One of the most irritating attitudes a hunter can exhibit to a landowner who has just bought a property is the viewpoint that says, "I've hunted here for years, so I should be allowed to keep hunting here." Wouldn't you be irritated if friends of the family that used to live in your house stopped by uninvited to picnic in your yard or sunbathe around your pool? From the landowner's viewpoint, it's not all that different.

The hunter who owns his land is like the golfer who owns his own golf course. Even better, because the forest landowner isn't occupied with meticulous daily maintenance and short-term financial profitability of the property. Unfortunately few hunters (or golfers) enjoy that advantage.

For the hunter there is nothing like owning your own land. You'll have complete control not only of the people who are permitted on it, but also of the way you use it yourself. But without owning our own land, we hunters are plumb out of luck if we don't have the generosity of others. Almost every hunter is the beneficiary of one or more landowners, but don't expect that to last. Something is bound to change.

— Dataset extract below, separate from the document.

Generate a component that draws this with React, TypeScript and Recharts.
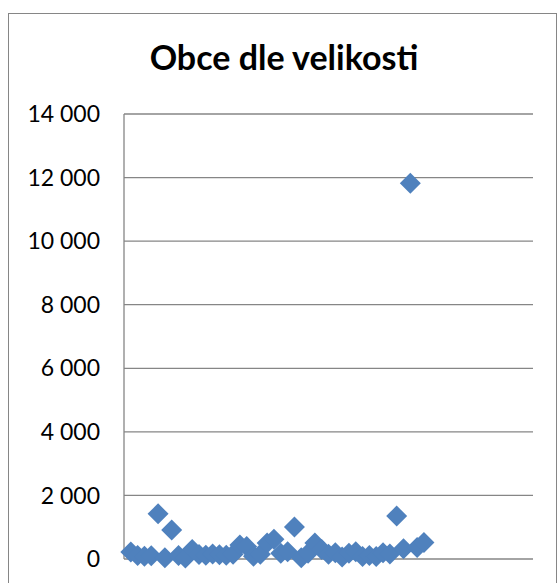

I hope that no hunter loses access to land because he has behaved like a slob or presumed upon the grace of the landowner, but remember that if someone else is a slob hunter it can reflect on you.

That's one reason I pick up trash I find. But I also do it because of "the golden rule." "Do unto others as you would have them do unto you" is always a good idea, and can help you avoid misunderstandings that could bring a good relationship to an end. As much as possible, act as a steward of the land.

Yet, no matter how responsible we are or how positive our relationships with landowners might be, at some time or other all of us will lose access to private land.

Fortunately, here in northwest Pennsylvania we have plenty of public land available to us. We have state forests, a large national forest, and dozens of State Game Lands. Those lands are not as crowded as you might think, especially on the weekdays. Make it your business to get to know the hidden opportunities on some of that land. If you do, you'll never be left wondering where you're going to hunt.